What about time complexity? We have $n$ timesteps ($k=1..n$) and inside each timestep we iterate over $m$ values of $z_k$ and $m$ values of $z_{k-1}$, this gives us $O(nm^2)$ time complexity.

Backward algorithm

\[\begin{align} p(x_{k+1:n}\vert z_k) &= \sum_{z_{k+1}=1}^{m} p(x_{k+1:n}, z_{k+1} \vert z_k) \\ &= \sum_{z_{k+1}=1}^{m} p(x_{k+2:n} \vert x_{k+1}, z_{k+1}, z_k) p(x_{k+1}\vert z_{k+1}, z_k) p(z_{k+1}\vert z_k) \\ &= \sum_{z_{k+1}=1}^{m} p(x_{k+2:n} \vert z_{k+1}) p(x_{k+1}\vert z_{k+1}) p(z_{k+1}\vert z_k) \end{align}\]
  • $p(x_{k+2:n} \vert z_{k+1})$ can be computed recurrently
  • $p(x_{k+1}\vert z_{k+1})$ is given as an emission probability
  • $p(z_{k+1}\vert z_{k})$ is given as a transition probability

We compute $p(x_{k+2:n} \vert z_{k+1})$ recurrently until we reach $p(x_n\vert z_{n-1})$. We can do the same routine as previously:

\[\begin{align} p(x_n\vert z_{n-1}) &= \sum_{z_n=1}^{m} p(x_n,z_n\vert z_{n-1}) \\ &= \sum_{z_n=1}^{m} p(x_n\vert z_n,z_{n-1}) p(z_n\vert z_{n-1}) \\ &= \sum_{z_n=1}^{m} p(x_n\vert z_n) p(z_n\vert z_{n-1}) \end{align}\]

This formula is a special case of previous more general formula where the term $p(x_{k+2:n} \vert z_{k+1})$ has become equal to 1, and if $k=n-1$ theh we’ll get $p(x_{n+1} \vert z_n) = 1$.

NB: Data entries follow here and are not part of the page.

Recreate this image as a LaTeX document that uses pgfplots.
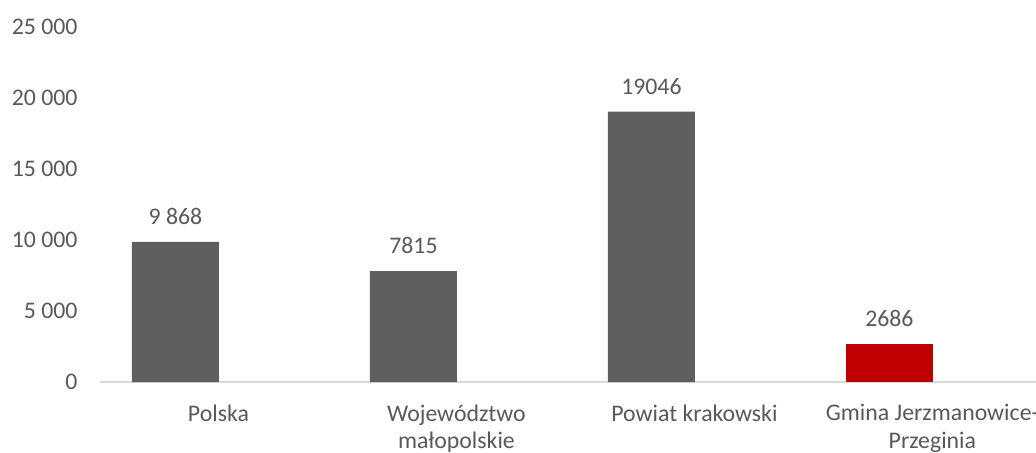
\documentclass[border=0pt]{standalone}
\usepackage{pgfplots}
\pgfplotsset{compat=1.18}
\usepackage{fontspec}
\setmainfont{Carlito}
\definecolor{txt}{HTML}{595959}
\definecolor{bargray}{HTML}{5F5F5F}
\definecolor{barred}{HTML}{C00000}
\definecolor{axgray}{HTML}{D9D9D9}
\newcommand{\lblfont}{\fontsize{23.8bp}{27.5bp}\selectfont}
\begin{document}
\begin{tikzpicture}
\useasboundingbox (0,0) rectangle (1036bp,453bp);
\begin{axis}[
  at={(100bp,71bp)}, anchor=south west,
  scale only axis, width=936bp, height=355bp,
  xmin=-0.317, xmax=3.616, ymin=0, ymax=25000,
  axis line style={draw=none},
  xtick={0,1,2,3},
  xticklabels={Polska,{Województwo\\małopolskie},Powiat krakowski,{Gmina Jerzmanowice-\\Przeginia}},
  xticklabel style={align=center, text=txt, font=\lblfont, xshift=43bp, yshift=-19bp},
  ytick={0,5000,10000,15000,20000,25000},
  yticklabels={0,5~000,10~000,15~000,20~000,25~000},
  scaled y ticks=false,
  yticklabel style={text=txt, font=\lblfont, xshift=-19bp},
  major tick length=0pt,
  tick style={draw=none},
  ybar, bar width=87bp, bar shift=0pt,
  nodes near coords, point meta=explicit symbolic,
  every node near coord/.append style={text=txt, font=\lblfont, anchor=south, yshift=13.5bp},
  clip=false,
]
\draw[axgray, line width=1.2bp] (rel axis cs:0,0) -- (rel axis cs:1,0);
\addplot[fill=bargray, draw=none] coordinates {(0,9868) [9~868] (1,7815) [7815] (2,19046) [19046]};
\addplot[fill=barred, draw=none] coordinates {(3,2686) [2686]};
\end{axis}
\end{tikzpicture}
\end{document}
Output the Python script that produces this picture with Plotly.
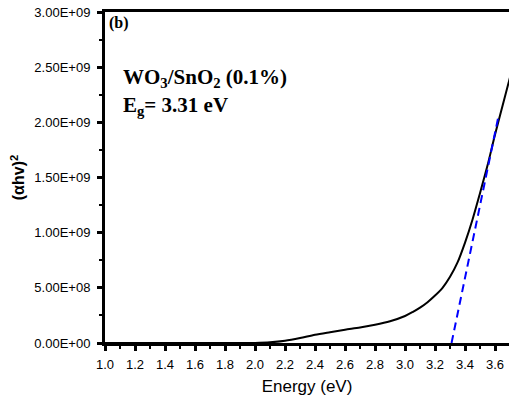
import plotly.graph_objects as go

# Data
energy = [1.0, 1.2, 1.4, 1.6, 1.8, 2.0, 2.1, 2.2, 2.3, 2.4, 2.5, 2.6, 2.7, 2.8, 2.9,
          3.0, 3.05, 3.1, 3.15, 3.2, 3.25, 3.3, 3.35, 3.4, 3.45, 3.5, 3.55, 3.6, 3.65, 3.7]
ahv2 = [0, 0, 0, 0, 0, 0.001e9, 0.006e9, 0.020e9, 0.045e9, 0.075e9, 0.098e9, 0.12e9,
        0.14e9, 0.165e9, 0.197e9, 0.245e9, 0.28e9, 0.32e9, 0.37e9, 0.43e9, 0.50e9,
        0.60e9, 0.73e9, 0.91e9, 1.12e9, 1.36e9, 1.61e9, 1.89e9, 2.15e9, 2.41e9]
fit_x = [3.31, 3.625]
fit_y = [0, 2.07e9]

x_ticks = [1.0, 1.2, 1.4, 1.6, 1.8, 2.0, 2.2, 2.4, 2.6, 2.8, 3.0, 3.2, 3.4, 3.6]
x_ticktext = ["%.1f" % v for v in x_ticks]
y_ticks = [0, 5e8, 1e9, 1.5e9, 2e9, 2.5e9, 3e9]
y_ticktext = ["0.00E+00", "5.00E+08", "1.00E+09", "1.50E+09", "2.00E+09", "2.50E+09", "3.00E+09"]

fig = go.Figure()
fig.add_trace(go.Scatter(x=energy, y=ahv2, mode="lines",
                         line=dict(color="black", width=2, shape="spline", smoothing=0.8),
                         showlegend=False))
fig.add_trace(go.Scatter(x=fit_x, y=fit_y, mode="lines",
                         line=dict(color="#0000FF", width=2, dash="8px,5px"),
                         showlegend=False))

fig.update_layout(
    width=509, height=405,
    margin=dict(l=105, r=0, t=12, b=62),
    plot_bgcolor="white", paper_bgcolor="white",
    font=dict(family="Liberation Sans, Arial", color="black", size=13),
    xaxis=dict(range=[1.0, 3.693], tickvals=x_ticks, ticktext=x_ticktext,
               showline=True, linecolor="black", linewidth=3, mirror=True,
               ticks="outside", ticklen=5, tickwidth=3, tickcolor="black",
               minor=dict(ticks="outside", ticklen=3, tickwidth=2, tickcolor="black", dtick=0.1, showgrid=False),
               showgrid=False, zeroline=False,
               tickfont=dict(size=13), ticklabelstandoff=2,
               title=dict(text="Energy (eV)", font=dict(size=17), standoff=10)),
    yaxis=dict(range=[0, 3e9], tickvals=y_ticks, ticktext=y_ticktext,
               showline=True, linecolor="black", linewidth=3, mirror=False,
               ticks="outside", ticklen=5, tickwidth=3, tickcolor="black",
               minor=dict(ticks="outside", ticklen=3, tickwidth=2, tickcolor="black", dtick=2.5e8, showgrid=False),
               showgrid=False, zeroline=False,
               tickfont=dict(size=13), ticklabelstandoff=4,
               title=dict(text="<b>(αhv)<sup>2</sup></b>", font=dict(size=16), standoff=6)),
)

serif = "Liberation Serif, Times New Roman"
fig.add_annotation(x=0.005, y=1.0, xref="paper", yref="paper", xanchor="left", yanchor="top",
                   text="<b>(b)</b>", showarrow=False, font=dict(family=serif, size=16))
fig.add_annotation(x=0.04, y=0.80, xref="paper", yref="paper", xanchor="left", yanchor="middle",
                   text="<b>WO<sub>3</sub>/SnO<sub>2</sub> (0.1%)</b>", showarrow=False,
                   font=dict(family=serif, size=21))
fig.add_annotation(x=0.04, y=0.715, xref="paper", yref="paper", xanchor="left", yanchor="middle",
                   text="<b>E<sub>g</sub>= 3.31 eV</b>", showarrow=False,
                   font=dict(family=serif, size=21))

fig.write_html("out.html")
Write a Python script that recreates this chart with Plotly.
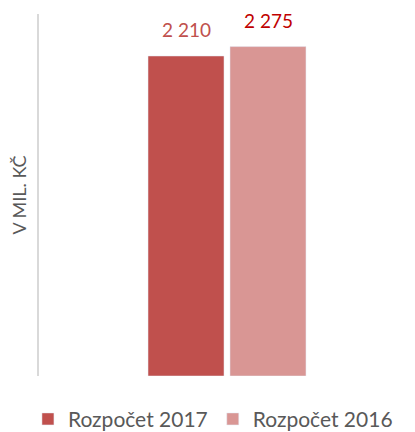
import plotly.graph_objects as go

categories = ["Výdaje"]
series_names = ["Rozpočet 2017", "Rozpočet 2016"]
values_2017 = [2210]
values_2016 = [2275]
label_2017 = "2 210"
label_2016 = "2 275"

bar_colors = ["#C0504D", "#D99694"]
label_colors = ["#C0504D", "#C00000"]

fig = go.Figure()
series = [
    (series_names[0], values_2017, label_2017, bar_colors[0], label_colors[0], -41),
    (series_names[1], values_2016, label_2016, bar_colors[1], label_colors[1], 41),
]
for name, vals, lab, col, lcol, xs in series:
    fig.add_trace(go.Bar(
        x=categories, y=vals, name=name, marker_color=col,
        hoverinfo="skip",
    ))
    fig.add_annotation(x=categories[0], y=vals[0], text=lab, showarrow=False,
                       xref="x", yref="y", yanchor="bottom", xanchor="center",
                       xshift=xs, yshift=13,
                       font=dict(family="Lato", size=19, color=lcol))

# page body has an 8px default margin, so the figure is 8px smaller
fig.update_layout(
    width=407, height=424,
    margin=dict(l=31, r=0, t=6, b=56, autoexpand=False),
    paper_bgcolor="white", plot_bgcolor="white",
    barmode="group", bargap=0.564, bargroupgap=0.073,
    showlegend=True,
    legend=dict(orientation="h", x=0.049, xanchor="left", y=0.03, yanchor="middle",
                xref="container", yref="container",
                font=dict(family="Lato", size=21, color="#595959"),
                itemwidth=30),
)
fig.update_yaxes(range=[0, 2500], showticklabels=False, showgrid=False, zeroline=False,
                 showline=True, linecolor="#D9D9D9", linewidth=2, ticks="", automargin=False,
                 title=dict(text="V MIL. KČ", font=dict(family="Lato", size=18, color="#595959"),
                            standoff=8))
fig.update_xaxes(type="category", showticklabels=False, showgrid=False, zeroline=False,
                 showline=False, automargin=False)

fig.write_html("out.html")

Summarizing all that in the final formula:

\[p(x_{k+1:n}\vert z_k) = \sum_{z_{k+1}=1}^{m} p(x_{k+2:n} \vert z_{k+1}) p(x_{k+1}\vert z_{k+1}) p(z_{k+1}\vert z_k) \\ p(x_{n+1} \vert z_n) = 1\]

This is quite similar to forward part and time complexity is also $O(nm^2)$ because we have $k=1..n$ timesteps, $m$ values of $z_k$ and $z_{k+1}$ that we iterate through.

Naive approach

To better understand the value of FB algorithm let’s just compare it with the naive approach. With conditional probability formula we know that:

\[p(z_k \vert x) = \frac{p(x,z_k)}{p(x)} \propto p(x,z_k)\]

We can try directly compute $p(x,z_k)$ and for that we have to take into account all possible sequences of $z$ where $z_k$ might have been occured or in other words we should marginalize out all except $z_k$: $\hat{z} = z_1..z_{k-1},z_{k+1}..z_n$ variables:

\[\begin{align} p(x,z_k) &= \sum_{\hat{z}} p(x,z) \\ &= \sum_{z_1} \sum_{z_2} ... \sum_{z_{k-1}} \sum_{z_{k+1}} ... \sum_{z_{n}} p(x,z) \end{align}\]

The number of sums is equal to number of possible permutations with repetitions of hidden state sequence $\hat{z}$ which is equal to $m^{n-1}$. This is an exponential time complexity, for $T = 101$ steps and $m = 10$ hidden states it will have $10^{100}$ terms to compute. While Forward-Backward algorithm will have $m^2 \times n = 100\times101 \approx 10^4$, that is $10^{96}$ times faster!